**Exercise**
Set down the full listing exactly as given. Any pictures are to be left out.

--

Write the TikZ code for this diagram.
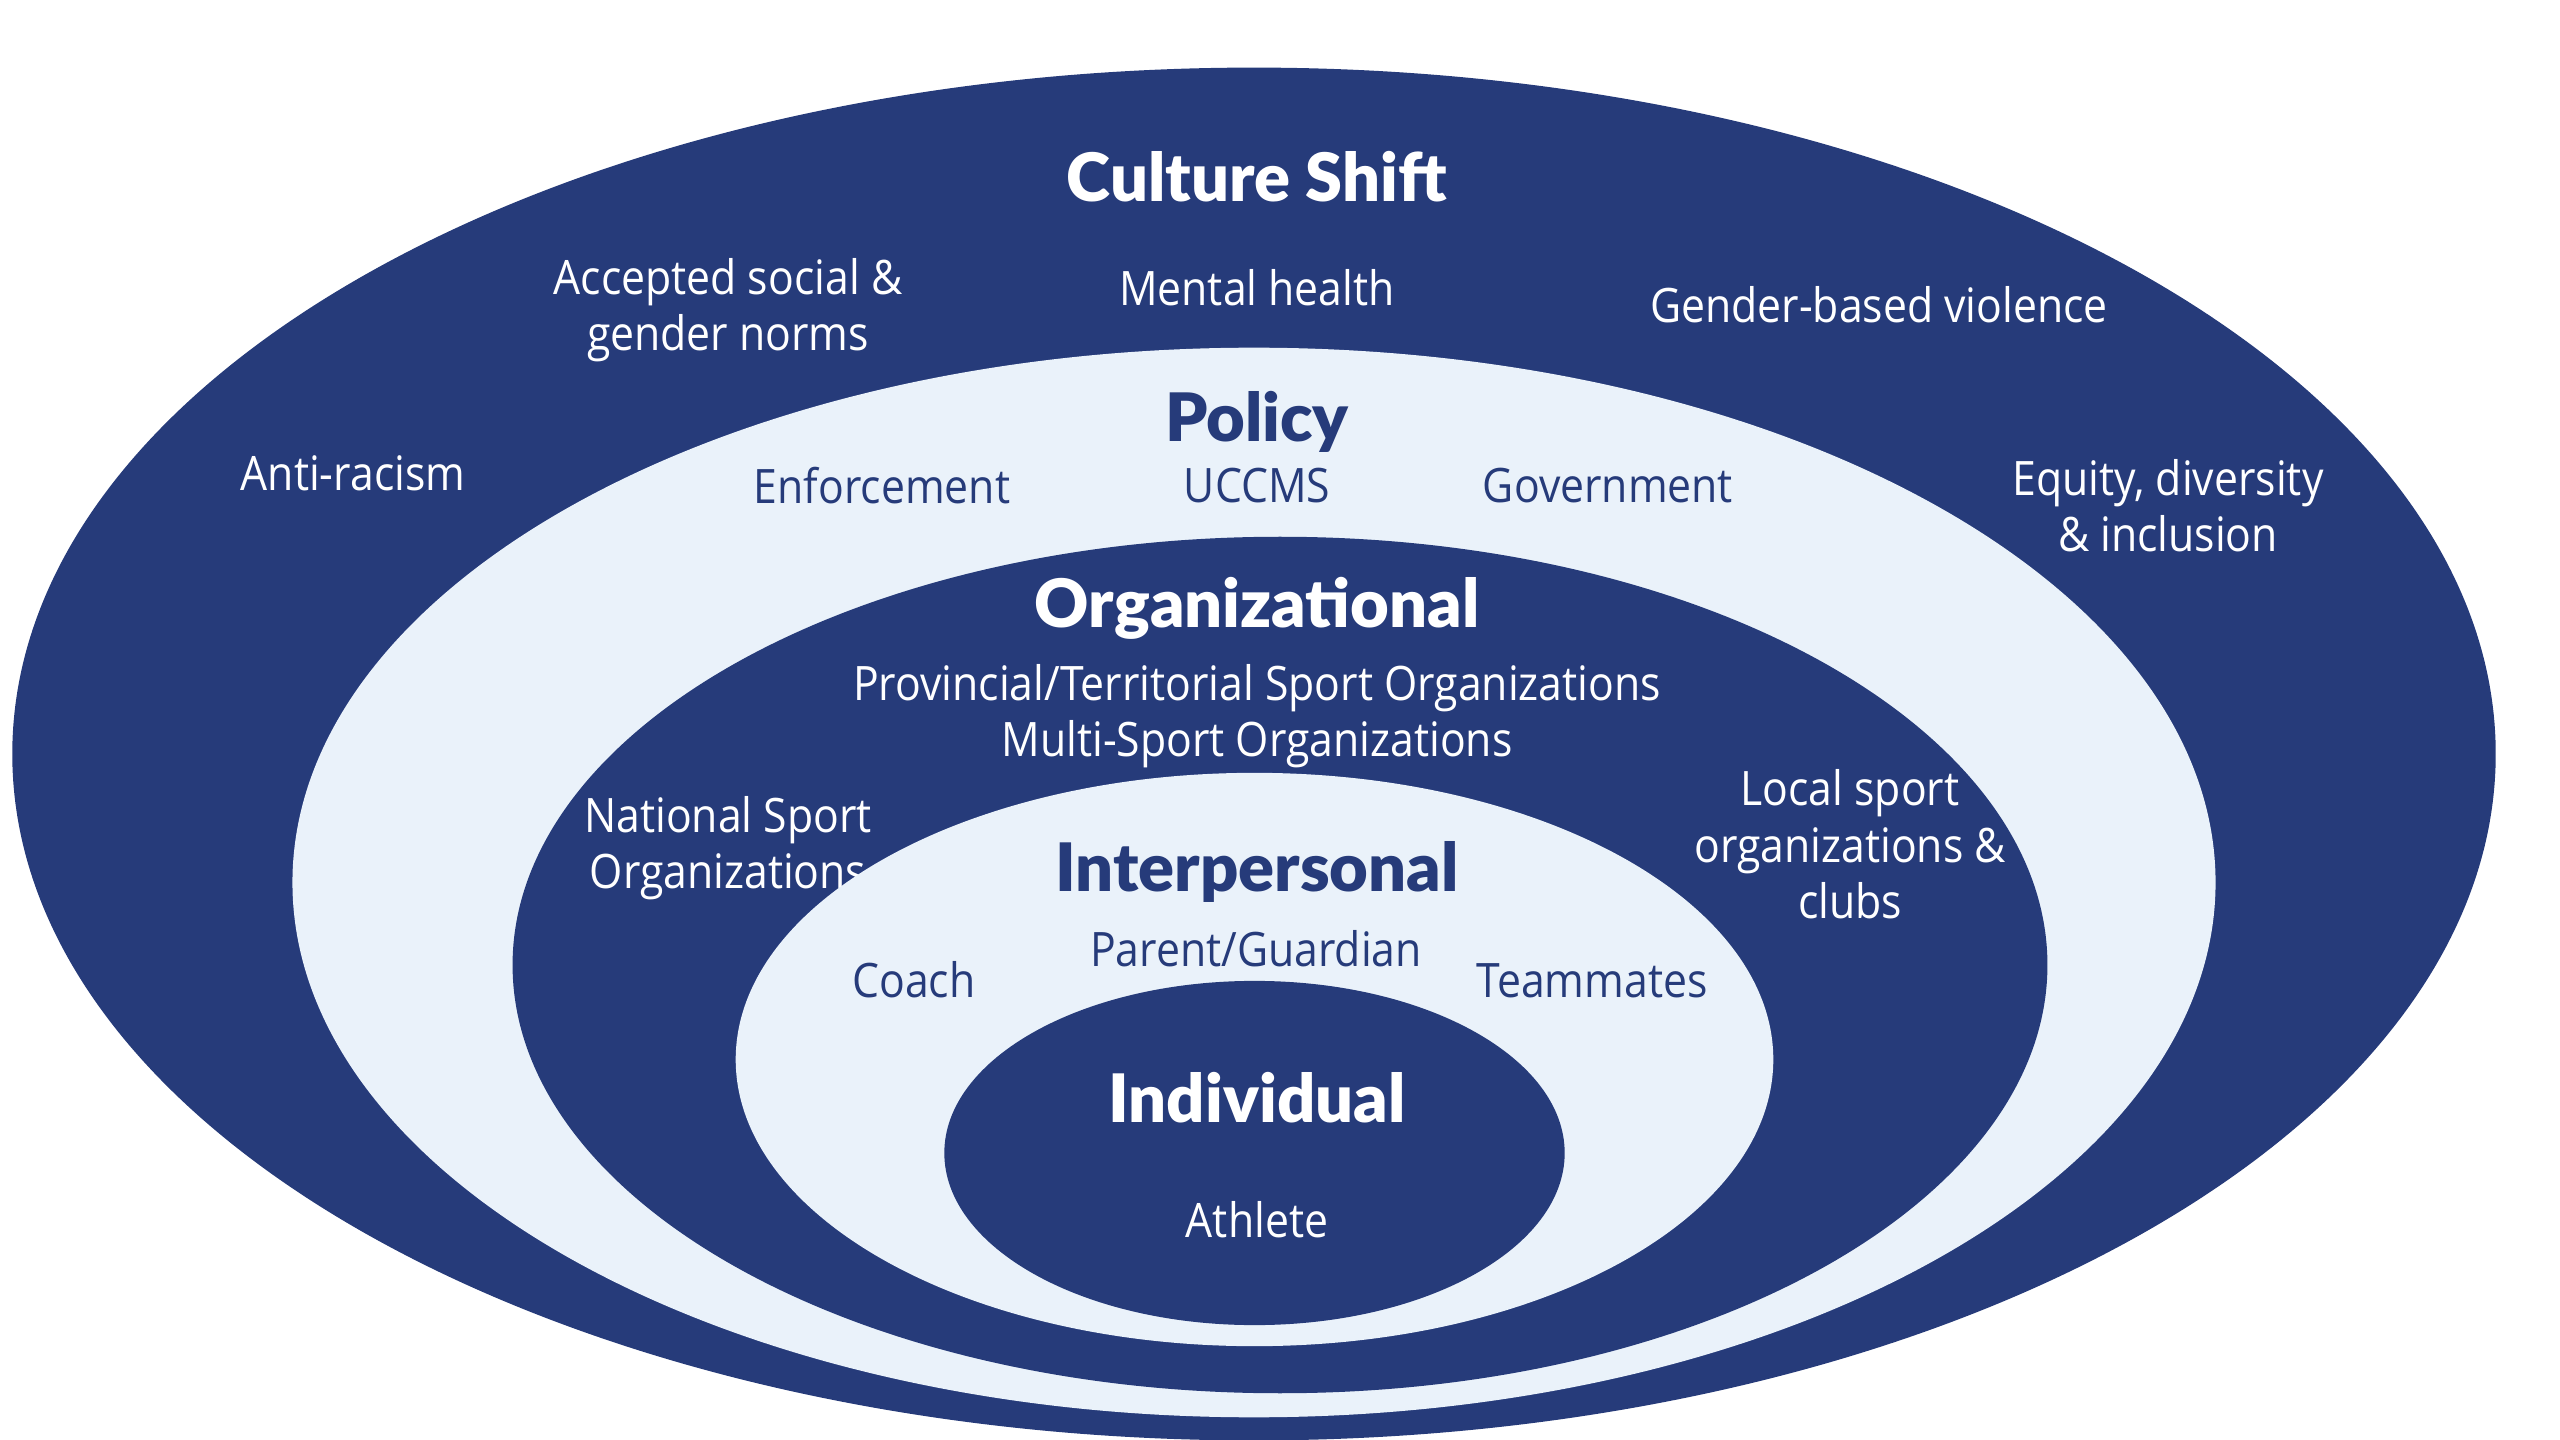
\documentclass[tikz,border=0pt]{standalone}
\usepackage{fontspec}
\setmainfont{Open Sans}[FakeStretch=0.9]
\newfontfamily\headfont{Lato Black}
\definecolor{navy}{RGB}{38,59,122}
\definecolor{pale}{RGB}{234,242,250}
\tikzset{
  body/.style={anchor=base, inner sep=0pt, align=center, font=\fontsize{13.5pt}{16.2pt}\selectfont},
  head/.style={anchor=base, inner sep=0pt, font=\headfont\fontsize{19pt}{21pt}\selectfont},
  onDark/.style={text=white},
  onLight/.style={text=navy},
}
\begin{document}
\begin{tikzpicture}[x=0.01cm,y=-0.01cm]
\useasboundingbox (0,0) rectangle (2560,1440);
% Culture shift ring
\fill[navy] (1254,754) ellipse [x radius=12.41cm, y radius=6.86cm];
\node[head,onDark] (culture) at (1257,202) {Culture Shift};
\node[body,onDark] (norms) at (728,351) {Accepted social \&\\gender norms};
\node[body,onDark] (mental) at (1257,306) {Mental health};
\node[body,onDark] (gbv) at (1879,323) {Gender-based violence};
\node[body,onDark] (racism) at (353,491) {Anti-racism};
\node[body,onDark] (edi) at (2168,552) {Equity, diversity\\\& inclusion};
% Policy ring
\fill[pale] (1254,882.5) ellipse [x radius=9.61cm, y radius=5.345cm];
\node[head,onLight] (policy) at (1257,442) {Policy};
\node[body,onLight] (enforce) at (882,504) {Enforcement};
\node[body,onLight] (uccms) at (1257,503) {UCCMS};
\node[body,onLight] (gov) at (1608,503) {Government};
% Organizational ring
\fill[navy] (1280,965) ellipse [x radius=7.67cm, y radius=4.28cm];
\node[head,onDark] (org) at (1257,628) {Organizational};
\node[body,onDark] (pto) at (1257,757) {Provincial/Territorial Sport Organizations\\Multi-Sport Organizations};
\node[body,onDark] (nso) at (728,889) {National Sport\\Organizations};
\node[body,onDark] (local) at (1850,919) {Local sport\\organizations \&\\clubs};
% Interpersonal ring
\fill[pale] (1254.5,1059.5) ellipse [x radius=5.185cm, y radius=2.865cm];
\node[head,onLight] (inter) at (1257,892) {Interpersonal};
\node[body,onLight] (coach) at (914,997) {Coach};
\node[body,onLight] (parent) at (1256,966) {Parent/Guardian};
\node[body,onLight] (team) at (1592,997) {Teammates};
% Individual core
\fill[navy] (1254.5,1153) ellipse [x radius=3.10cm, y radius=1.72cm];
\node[head,onDark] (indiv) at (1257,1122) {Individual};
\node[body,onDark] (athlete) at (1257,1237) {Athlete};
\end{tikzpicture}
\end{document}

--

**Problem solution**
Write the TikZ code for this diagram.
\documentclass[tikz,border=0pt]{standalone}
\usepackage{fontspec}
\setmainfont{Open Sans}[FakeStretch=0.9]
\newfontfamily\headfont{Lato Black}
\definecolor{navy}{RGB}{38,59,122}
\definecolor{pale}{RGB}{234,242,250}
\tikzset{
  body/.style={anchor=base, inner sep=0pt, align=center, font=\fontsize{13.5pt}{16.2pt}\selectfont},
  head/.style={anchor=base, inner sep=0pt, font=\headfont\fontsize{19pt}{21pt}\selectfont},
  onDark/.style={text=white},
  onLight/.style={text=navy},
}
\begin{document}
\begin{tikzpicture}[x=0.01cm,y=-0.01cm]
\useasboundingbox (0,0) rectangle (2560,1440);
% Culture shift ring
\fill[navy] (1254,754) ellipse [x radius=12.41cm, y radius=6.86cm];
\node[head,onDark] (culture) at (1257,202) {Culture Shift};
\node[body,onDark] (norms) at (728,351) {Accepted social \&\\gender norms};
\node[body,onDark] (mental) at (1257,306) {Mental health};
\node[body,onDark] (gbv) at (1879,323) {Gender-based violence};
\node[body,onDark] (racism) at (353,491) {Anti-racism};
\node[body,onDark] (edi) at (2168,552) {Equity, diversity\\\& inclusion};
% Policy ring
\fill[pale] (1254,882.5) ellipse [x radius=9.61cm, y radius=5.345cm];
\node[head,onLight] (policy) at (1257,442) {Policy};
\node[body,onLight] (enforce) at (882,504) {Enforcement};
\node[body,onLight] (uccms) at (1257,503) {UCCMS};
\node[body,onLight] (gov) at (1608,503) {Government};
% Organizational ring
\fill[navy] (1280,965) ellipse [x radius=7.67cm, y radius=4.28cm];
\node[head,onDark] (org) at (1257,628) {Organizational};
\node[body,onDark] (pto) at (1257,757) {Provincial/Territorial Sport Organizations\\Multi-Sport Organizations};
\node[body,onDark] (nso) at (728,889) {National Sport\\Organizations};
\node[body,onDark] (local) at (1850,919) {Local sport\\organizations \&\\clubs};
% Interpersonal ring
\fill[pale] (1254.5,1059.5) ellipse [x radius=5.185cm, y radius=2.865cm];
\node[head,onLight] (inter) at (1257,892) {Interpersonal};
\node[body,onLight] (coach) at (914,997) {Coach};
\node[body,onLight] (parent) at (1256,966) {Parent/Guardian};
\node[body,onLight] (team) at (1592,997) {Teammates};
% Individual core
\fill[navy] (1254.5,1153) ellipse [x radius=3.10cm, y radius=1.72cm];
\node[head,onDark] (indiv) at (1257,1122) {Individual};
\node[body,onDark] (athlete) at (1257,1237) {Athlete};
\end{tikzpicture}
\end{document}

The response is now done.